> _Source data_
________

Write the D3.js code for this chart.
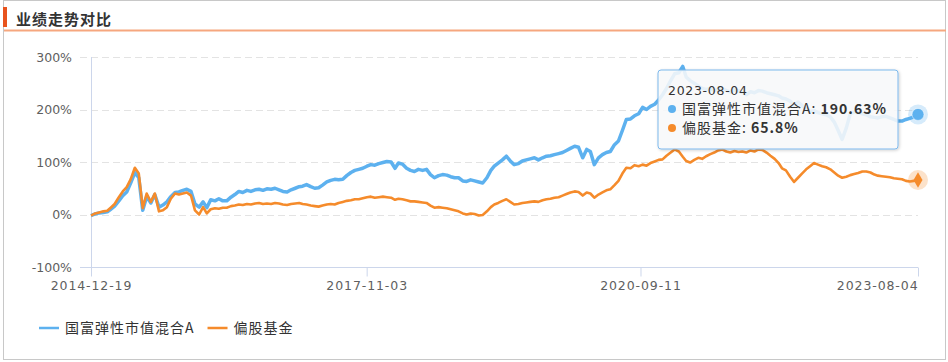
<!DOCTYPE html>
<html>
<head>
<meta charset="utf-8">
<script src="https://cdn.jsdelivr.net/npm/d3@7"></script>
<style>
  body { margin: 0; background: #fff; }
  svg { display: block; font-family: "Noto Sans CJK SC", "DejaVu Sans", sans-serif; }
</style>
</head>
<body>
<div id="chart"></div>
<script>
'use strict';

const title = "业绩走势对比";
const seriesNames = ["国富弹性市值混合A", "偏股基金"];
const startDate = "2014-12-19",
      endDate = "2023-08-04";
const tickDates = ["2014-12-19", "2017-11-03", "2020-09-11", "2023-08-04"];
const yTicks = [-100, 0, 100, 200, 300];

// cumulative return (%), one point per half month: 19th/4th
const fundValues = [
  -2, 1, 3, 4, 5, 10, 16, 26, 36, 43,            // 0
  60, 80, 70, 8, 34, 22, 38, 14, 18, 24,         // 10
  34, 42, 43, 46, 48, 44, 20, 14, 24, 13,        // 20
  28, 26, 30, 26, 26, 33, 38, 44, 42, 46,        // 30
  44, 47, 48, 46, 49, 48, 50, 47, 44, 43,        // 40
  47, 50, 53, 54, 57, 53, 50, 51, 56, 62,        // 50
  65, 67, 66, 67, 74, 80, 84, 86, 88, 92,        // 60
  95, 94, 97, 99, 101, 100, 88, 98, 96, 88,      // 70
  84, 82, 86, 84, 86, 76, 70, 74, 76, 75,        // 80
  72, 70, 70, 64, 63, 66, 64, 62, 60, 70,        // 90
  84, 92, 98, 104, 111, 102, 95, 97, 102, 104,   // 100
  106, 108, 104, 108, 111, 112, 114, 116, 118, 122, // 110
  126, 130, 128, 108, 124, 120, 95, 108, 114, 118,  // 120
  120, 133, 140, 160, 181, 182, 188, 192, 204, 200, // 130
  206, 210, 218, 228, 240, 255, 268, 270, 282, 262, // 140
  255, 250, 245, 240, 238, 240, 236, 238, 240, 236, // 150
  233, 238, 236, 232, 228, 234, 232, 236, 235, 232, // 160
  230, 228, 226, 222, 220, 216, 208, 214, 208, 200, // 170
  196, 198, 194, 192, 190, 186, 176, 160, 143, 165, // 180
  192, 195, 194, 192, 190, 186, 185, 184, 186, 187, // 190
  184, 181, 178, 178, 181, 183, 186, 190.63         // 200
];

const benchValues = [
  -2, 2, 4, 6, 7, 13, 20, 33, 44, 52,            // 0
  67, 89, 78, 12, 40, 24, 40, 6, 8, 14,          // 10
  30, 40, 38, 40, 42, 36, 8, 0, 14, 2,           // 20
  10, 12, 11, 13, 13, 16, 17, 19, 18, 20,        // 30
  19, 21, 22, 20, 21, 20, 22, 21, 19, 18,        // 40
  20, 21, 22, 20, 19, 17, 16, 15, 17, 19,        // 50
  20, 19, 22, 24, 26, 27, 29, 29, 31, 33,        // 60
  34, 32, 33, 34, 33, 32, 28, 30, 29, 27,        // 70
  25, 25, 24, 23, 22, 17, 13, 14, 13, 12,        // 80
  10, 8, 6, 2, 0, 2, 1, -2, -1, 6,               // 90
  14, 19, 22, 26, 29, 24, 19, 20, 22, 23,        // 100
  24, 25, 24, 27, 29, 30, 32, 33, 36, 39,        // 110
  42, 44, 43, 36, 42, 40, 32, 38, 42, 46,        // 120
  48, 56, 64, 78, 89, 88, 94, 92, 95, 93,        // 130
  98, 101, 104, 105, 112, 118, 124, 120, 110, 102, // 140
  99, 104, 108, 106, 111, 115, 118, 122, 124, 120, // 150
  118, 121, 119, 120, 118, 122, 120, 124, 123, 118, // 160
  112, 106, 98, 88, 84, 72, 62, 70, 78, 86,      // 170
  92, 98, 95, 92, 90, 86, 80, 74, 70, 72,        // 180
  75, 77, 79, 82, 82, 80, 76, 74, 73, 72,        // 190
  71, 69, 68, 67, 64, 63, 64, 65.8               // 200
];

const colors = ["#5db1ef", "#f58b2b"];

const W = 948, H = 362;
const parse = d3.timeParse("%Y-%m-%d"),
      fmt = d3.timeFormat("%Y-%m-%d");

// half-month sampling dates
const dates = [parse(startDate)];
d3.timeMonth.range(parse("2015-01-01"), parse("2023-08-01")).forEach(m => {
  dates.push(d3.timeDay.offset(m, 3), d3.timeDay.offset(m, 18));
});
dates.push(parse(endDate));

const margin = {top: 57, right: 30, bottom: 95, left: 91},
      plotW = 918 - margin.left,
      plotH = 267 - margin.top;

const x = d3.scaleTime()
    .domain([parse(startDate), parse(endDate)])
    .range([margin.left, margin.left + plotW]);
const y = d3.scaleLinear()
    .domain([-100, 300])
    .range([margin.top + plotH, margin.top]);

const svg = d3.select("#chart").append("svg")
    .attr("width", W)
    .attr("height", H);

const defs = svg.append("defs");
const shadow = defs.append("filter").attr("id", "shadow")
    .attr("x", "-10%").attr("y", "-10%").attr("width", "120%").attr("height", "130%");
shadow.append("feDropShadow")
    .attr("dx", 1).attr("dy", 1).attr("stdDeviation", 1.5)
    .attr("flood-color", "#000").attr("flood-opacity", 0.2);

// frame + title
svg.append("rect")
    .attr("x", 3.5).attr("y", 0.5)
    .attr("width", 942).attr("height", 359)
    .attr("fill", "none").attr("stroke", "#c8c8c8");
svg.append("rect")
    .attr("x", 3).attr("y", 7).attr("width", 4).attr("height", 20)
    .attr("fill", "#e8531d");
svg.append("line")
    .attr("x1", 4).attr("x2", 946).attr("y1", 30.5).attr("y2", 30.5)
    .attr("stroke", "#f6a77f").attr("stroke-width", 2);
svg.append("text")
    .attr("x", 16).attr("y", 25)
    .attr("font-size", 15).attr("font-weight", "bold")
    .attr("letter-spacing", 1)
    .attr("fill", "#333")
    .text(title);

// grid lines
svg.append("g").selectAll("line")
  .data(yTicks.filter(d => d > -100))
  .enter().append("line")
    .attr("x1", 80).attr("x2", 918)
    .attr("y1", d => Math.round(y(d)) + 0.5)
    .attr("y2", d => Math.round(y(d)) + 0.5)
    .attr("stroke", "#e3e3e3")
    .attr("stroke-dasharray", "7,4");

// y axis labels
const yAxis = svg.append("g")
    .attr("transform", `translate(${margin.left},0)`)
    .call(d3.axisLeft(y).tickValues(yTicks).tickSize(0).tickPadding(19)
      .tickFormat(d => d + "%"));
yAxis.select(".domain").remove();
yAxis.selectAll("text")
    .attr("font-size", 12.5)
    .attr("font-family", "DejaVu Sans")
    .attr("fill", "#606060");

// x axis
const xAxis = svg.append("g")
    .attr("transform", `translate(0,${Math.round(y(-100)) + 0.5})`)
    .call(d3.axisBottom(x).tickValues(tickDates.map(parse)).tickSize(9).tickPadding(5)
      .tickFormat(fmt));
xAxis.select(".domain").attr("stroke", "#ccd6eb").attr("d", `M80,0H918`);
xAxis.selectAll(".tick line").attr("stroke", "#ccd6eb");
xAxis.selectAll("text")
    .attr("font-size", 12.5)
    .attr("font-family", "DejaVu Sans")
    .attr("letter-spacing", 0.9)
    .attr("fill", "#606060")
    .attr("text-anchor", (d, i) => i === tickDates.length - 1 ? "end" : "middle");

// y axis line
svg.append("line")
    .attr("x1", margin.left + 0.5).attr("x2", margin.left + 0.5)
    .attr("y1", margin.top).attr("y2", Math.round(y(-100)))
    .attr("stroke", "#ccd6eb");

// lines
const line = d3.line()
    .x((d, i) => x(dates[i]))
    .y(d => y(d));

svg.append("path")
    .datum(fundValues)
    .attr("fill", "none")
    .attr("stroke", colors[0])
    .attr("stroke-width", 3.5)
    .attr("stroke-linejoin", "round")
    .attr("d", line);

svg.append("path")
    .datum(benchValues)
    .attr("fill", "none")
    .attr("stroke", colors[1])
    .attr("stroke-width", 2.6)
    .attr("stroke-linejoin", "round")
    .attr("d", line);

// end markers
const lastDate = dates[dates.length - 1];
const fundLast = fundValues[fundValues.length - 1],
      benchLast = benchValues[benchValues.length - 1];

svg.append("circle")
    .attr("cx", x(lastDate)).attr("cy", y(fundLast)).attr("r", 10)
    .attr("fill", colors[0]).attr("opacity", 0.25);
svg.append("circle")
    .attr("cx", x(lastDate)).attr("cy", y(fundLast)).attr("r", 6)
    .attr("fill", colors[0]).attr("stroke", "#fff").attr("stroke-width", 0.5);

svg.append("circle")
    .attr("cx", x(lastDate)).attr("cy", y(benchLast)).attr("r", 10)
    .attr("fill", colors[1]).attr("opacity", 0.25);
svg.append("path")
    .attr("transform", `translate(${x(lastDate)},${y(benchLast)})`)
    .attr("d", d3.symbol(d3.symbolDiamond, 70)())
    .attr("fill", colors[1]);

// tooltip
const tip = svg.append("g").attr("transform", "translate(658,70)");
tip.append("rect")
    .attr("width", 240).attr("height", 79).attr("rx", 3)
    .attr("fill", "rgba(250,251,253,0.86)")
    .attr("stroke", "#7db9ec")
    .attr("filter", "url(#shadow)");
tip.append("text")
    .attr("x", 10).attr("y", 25)
    .attr("font-size", 12.5)
    .attr("font-family", "DejaVu Sans")
    .attr("letter-spacing", 0.7)
    .attr("fill", "#333")
    .text(fmt(lastDate));

const rows = [fundLast, benchLast];
rows.forEach((v, i) => {
  const ry = 39 + i * 19;
  tip.append("circle")
      .attr("cx", 14).attr("cy", ry).attr("r", 4)
      .attr("fill", colors[i]);
  const t = tip.append("text")
      .attr("x", 24).attr("y", ry + 5)
      .attr("font-size", 14)
      .attr("letter-spacing", 1)
      .attr("fill", "#333");
  t.append("tspan").text(seriesNames[i] + ": ");
  t.append("tspan").attr("font-weight", "bold").text(v + "%");
});

// legend
const legend = svg.append("g").attr("transform", "translate(39,328)");
let lx = 0;
seriesNames.forEach((name, i) => {
  legend.append("line")
      .attr("x1", lx).attr("x2", lx + 20)
      .attr("stroke", colors[i]).attr("stroke-width", 2.5);
  const t = legend.append("text")
      .attr("x", lx + 26).attr("y", 5)
      .attr("font-size", 14)
      .attr("letter-spacing", 1)
      .attr("fill", "#333")
      .text(name);
  lx += 26 + t.node().getComputedTextLength() + 13;
});
</script>
</body>
</html>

________

How many lines of the data contain the word "chart"? Answer with the number alone.

> _Correct result_
3